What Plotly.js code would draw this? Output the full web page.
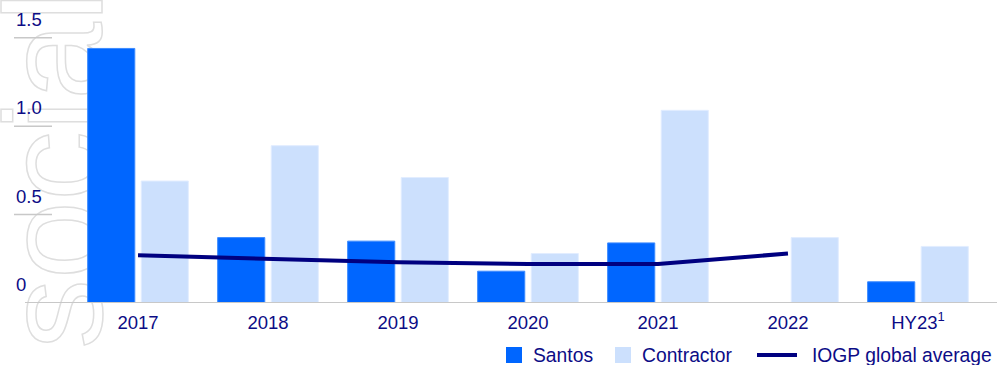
<!DOCTYPE html>
<html>
<head>
<meta charset="utf-8">
<script src="https://cdn.plot.ly/plotly-3.0.1.min.js"></script>
<style>
  html, body { margin: 0; padding: 0; background: #fff; overflow: hidden; }
  #wrap { position: relative; width: 997px; height: 365px; overflow: hidden; }
  #chart { position: absolute; left: 0; top: 0; width: 997px; height: 365px; }
  #wm { position: absolute; left: -125px; top: 170px; transform: translate(0,-50%) rotate(-90deg);
        transform-origin: center center; font-family: "Liberation Sans", Arial, sans-serif;
        font-size: 140px; color: transparent; -webkit-text-stroke: 1.5px #dedede; white-space: nowrap;
        pointer-events: none; z-index: 0; }
</style>
</head>
<body>
<div id="wrap">
  <div id="wm">social</div>
  <div id="chart"></div>
</div>
<script>
const categories = ["2017", "2018", "2019", "2020", "2021", "2022", "HY23<sup>1</sup>"];
const santos = [1.44, 0.37, 0.35, 0.18, 0.34, null, 0.12];
const contractor = [0.69, 0.89, 0.71, 0.28, 1.09, 0.37, 0.32];
const iogp = [0.27, 0.25, 0.23, 0.22, 0.22, 0.28, null];
const yTicks = [0, 0.5, 1.0, 1.5];
const yTickLabels = ["0", "0.5", "1.0", "1.5"];
const legendNames = ["Santos", "Contractor", "IOGP global average"];

const NAVY = "#0c0c86";
const FONT = "Liberation Sans, Arial, sans-serif";
const SANTOS_C = "#0066ff", CONTR_C = "#cce0fd", LINE_C = "#000080";

const traces = [
  { type: "bar", name: legendNames[0], x: categories, y: santos, showlegend: false,
    marker: { color: SANTOS_C, line: { color: "#3d8bff", width: 1 } } },
  { type: "bar", name: legendNames[1], x: categories, y: contractor, showlegend: false,
    marker: { color: CONTR_C, line: { color: "#e2edff", width: 1 } } },
  { type: "scatter", mode: "lines", name: legendNames[2], x: categories, y: iogp, showlegend: false,
    line: { color: LINE_C, width: 4 }, connectgaps: false }
];

const W = 997, H = 365;
const shapes = [];
const annotations = [];
const plotLeft = 14, plotWidth = 983, mT = 29, mB = 62;
const plotH = H - mT - mB;
yTicks.forEach((v, i) => {
  if (v === 0) {
    shapes.push({ type: "line", xref: "paper", yref: "y", x0: (25 - plotLeft) / plotWidth, x1: 1,
      y0: v, y1: v, line: { color: "#c8c8c8", width: 2 } });
  } else {
    shapes.push({ type: "line", xref: "paper", yref: "y", x0: 0, x1: (52 - plotLeft) / plotWidth,
      y0: v, y1: v, line: { color: "#c8c8c8", width: 1.5 } });
  }
  annotations.push({ xref: "paper", yref: "y", x: 0, y: v, xanchor: "left", yanchor: "bottom",
    text: yTickLabels[i], showarrow: false, yshift: 6, font: { family: FONT, size: 18.5, color: NAVY } });
});

// manual legend (pixel positions converted to paper coordinates)
const px = x => (x - plotLeft) / plotWidth;
const py = y => (H - mB - y) / plotH;
const legY = 355;
shapes.push({ type: "rect", xref: "paper", yref: "paper", x0: px(506), x1: px(522), y0: py(363), y1: py(347),
  fillcolor: SANTOS_C, line: { width: 0 } });
shapes.push({ type: "rect", xref: "paper", yref: "paper", x0: px(615), x1: px(631), y0: py(363), y1: py(347),
  fillcolor: CONTR_C, line: { width: 0 } });
shapes.push({ type: "line", xref: "paper", yref: "paper", x0: px(757), x1: px(797), y0: py(legY), y1: py(legY),
  line: { color: LINE_C, width: 4 } });
[[533, legendNames[0]], [642, legendNames[1]], [812, legendNames[2]]].forEach(([x, t]) => {
  annotations.push({ xref: "paper", yref: "paper", x: px(x), y: py(legY), xanchor: "left", yanchor: "middle",
    text: t, showarrow: false, borderpad: 0, xshift: -1, font: { family: FONT, size: 19.3, color: NAVY } });
});

const layout = {
  width: W, height: H,
  margin: { l: plotLeft, r: 0, t: mT, b: mB },
  paper_bgcolor: "rgba(0,0,0,0)", plot_bgcolor: "rgba(0,0,0,0)",
  barmode: "group", bargap: 0.176, bargroupgap: 0.12,
  font: { family: FONT, size: 18.5, color: NAVY },
  xaxis: { type: "category", range: [-0.954, 6.608], showgrid: false, zeroline: false, showline: false,
    ticks: "", ticklabelstandoff: 6, tickfont: { family: FONT, size: 18.5, color: NAVY }, fixedrange: true },
  yaxis: { range: [0, 1.55], showgrid: false, zeroline: false, showline: false, showticklabels: false,
    ticks: "", fixedrange: true },
  showlegend: false,
  shapes: shapes,
  annotations: annotations
};

Plotly.newPlot("chart", traces, layout, { displayModeBar: false, staticPlot: true });
</script>
</body>
</html>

⁂

* [The request] All of the material above should be reproduced exactly, except the pictures.

* [The result]
What Plotly.js code would draw this? Output the full web page.
<!DOCTYPE html>
<html>
<head>
<meta charset="utf-8">
<script src="https://cdn.plot.ly/plotly-3.0.1.min.js"></script>
<style>
  html, body { margin: 0; padding: 0; background: #fff; overflow: hidden; }
  #wrap { position: relative; width: 997px; height: 365px; overflow: hidden; }
  #chart { position: absolute; left: 0; top: 0; width: 997px; height: 365px; }
  #wm { position: absolute; left: -125px; top: 170px; transform: translate(0,-50%) rotate(-90deg);
        transform-origin: center center; font-family: "Liberation Sans", Arial, sans-serif;
        font-size: 140px; color: transparent; -webkit-text-stroke: 1.5px #dedede; white-space: nowrap;
        pointer-events: none; z-index: 0; }
</style>
</head>
<body>
<div id="wrap">
  <div id="wm">social</div>
  <div id="chart"></div>
</div>
<script>
const categories = ["2017", "2018", "2019", "2020", "2021", "2022", "HY23<sup>1</sup>"];
const santos = [1.44, 0.37, 0.35, 0.18, 0.34, null, 0.12];
const contractor = [0.69, 0.89, 0.71, 0.28, 1.09, 0.37, 0.32];
const iogp = [0.27, 0.25, 0.23, 0.22, 0.22, 0.28, null];
const yTicks = [0, 0.5, 1.0, 1.5];
const yTickLabels = ["0", "0.5", "1.0", "1.5"];
const legendNames = ["Santos", "Contractor", "IOGP global average"];

const NAVY = "#0c0c86";
const FONT = "Liberation Sans, Arial, sans-serif";
const SANTOS_C = "#0066ff", CONTR_C = "#cce0fd", LINE_C = "#000080";

const traces = [
  { type: "bar", name: legendNames[0], x: categories, y: santos, showlegend: false,
    marker: { color: SANTOS_C, line: { color: "#3d8bff", width: 1 } } },
  { type: "bar", name: legendNames[1], x: categories, y: contractor, showlegend: false,
    marker: { color: CONTR_C, line: { color: "#e2edff", width: 1 } } },
  { type: "scatter", mode: "lines", name: legendNames[2], x: categories, y: iogp, showlegend: false,
    line: { color: LINE_C, width: 4 }, connectgaps: false }
];

const W = 997, H = 365;
const shapes = [];
const annotations = [];
const plotLeft = 14, plotWidth = 983, mT = 29, mB = 62;
const plotH = H - mT - mB;
yTicks.forEach((v, i) => {
  if (v === 0) {
    shapes.push({ type: "line", xref: "paper", yref: "y", x0: (25 - plotLeft) / plotWidth, x1: 1,
      y0: v, y1: v, line: { color: "#c8c8c8", width: 2 } });
  } else {
    shapes.push({ type: "line", xref: "paper", yref: "y", x0: 0, x1: (52 - plotLeft) / plotWidth,
      y0: v, y1: v, line: { color: "#c8c8c8", width: 1.5 } });
  }
  annotations.push({ xref: "paper", yref: "y", x: 0, y: v, xanchor: "left", yanchor: "bottom",
    text: yTickLabels[i], showarrow: false, yshift: 6, font: { family: FONT, size: 18.5, color: NAVY } });
});

// manual legend (pixel positions converted to paper coordinates)
const px = x => (x - plotLeft) / plotWidth;
const py = y => (H - mB - y) / plotH;
const legY = 355;
shapes.push({ type: "rect", xref: "paper", yref: "paper", x0: px(506), x1: px(522), y0: py(363), y1: py(347),
  fillcolor: SANTOS_C, line: { width: 0 } });
shapes.push({ type: "rect", xref: "paper", yref: "paper", x0: px(615), x1: px(631), y0: py(363), y1: py(347),
  fillcolor: CONTR_C, line: { width: 0 } });
shapes.push({ type: "line", xref: "paper", yref: "paper", x0: px(757), x1: px(797), y0: py(legY), y1: py(legY),
  line: { color: LINE_C, width: 4 } });
[[533, legendNames[0]], [642, legendNames[1]], [812, legendNames[2]]].forEach(([x, t]) => {
  annotations.push({ xref: "paper", yref: "paper", x: px(x), y: py(legY), xanchor: "left", yanchor: "middle",
    text: t, showarrow: false, borderpad: 0, xshift: -1, font: { family: FONT, size: 19.3, color: NAVY } });
});

const layout = {
  width: W, height: H,
  margin: { l: plotLeft, r: 0, t: mT, b: mB },
  paper_bgcolor: "rgba(0,0,0,0)", plot_bgcolor: "rgba(0,0,0,0)",
  barmode: "group", bargap: 0.176, bargroupgap: 0.12,
  font: { family: FONT, size: 18.5, color: NAVY },
  xaxis: { type: "category", range: [-0.954, 6.608], showgrid: false, zeroline: false, showline: false,
    ticks: "", ticklabelstandoff: 6, tickfont: { family: FONT, size: 18.5, color: NAVY }, fixedrange: true },
  yaxis: { range: [0, 1.55], showgrid: false, zeroline: false, showline: false, showticklabels: false,
    ticks: "", fixedrange: true },
  showlegend: false,
  shapes: shapes,
  annotations: annotations
};

Plotly.newPlot("chart", traces, layout, { displayModeBar: false, staticPlot: true });
</script>
</body>
</html>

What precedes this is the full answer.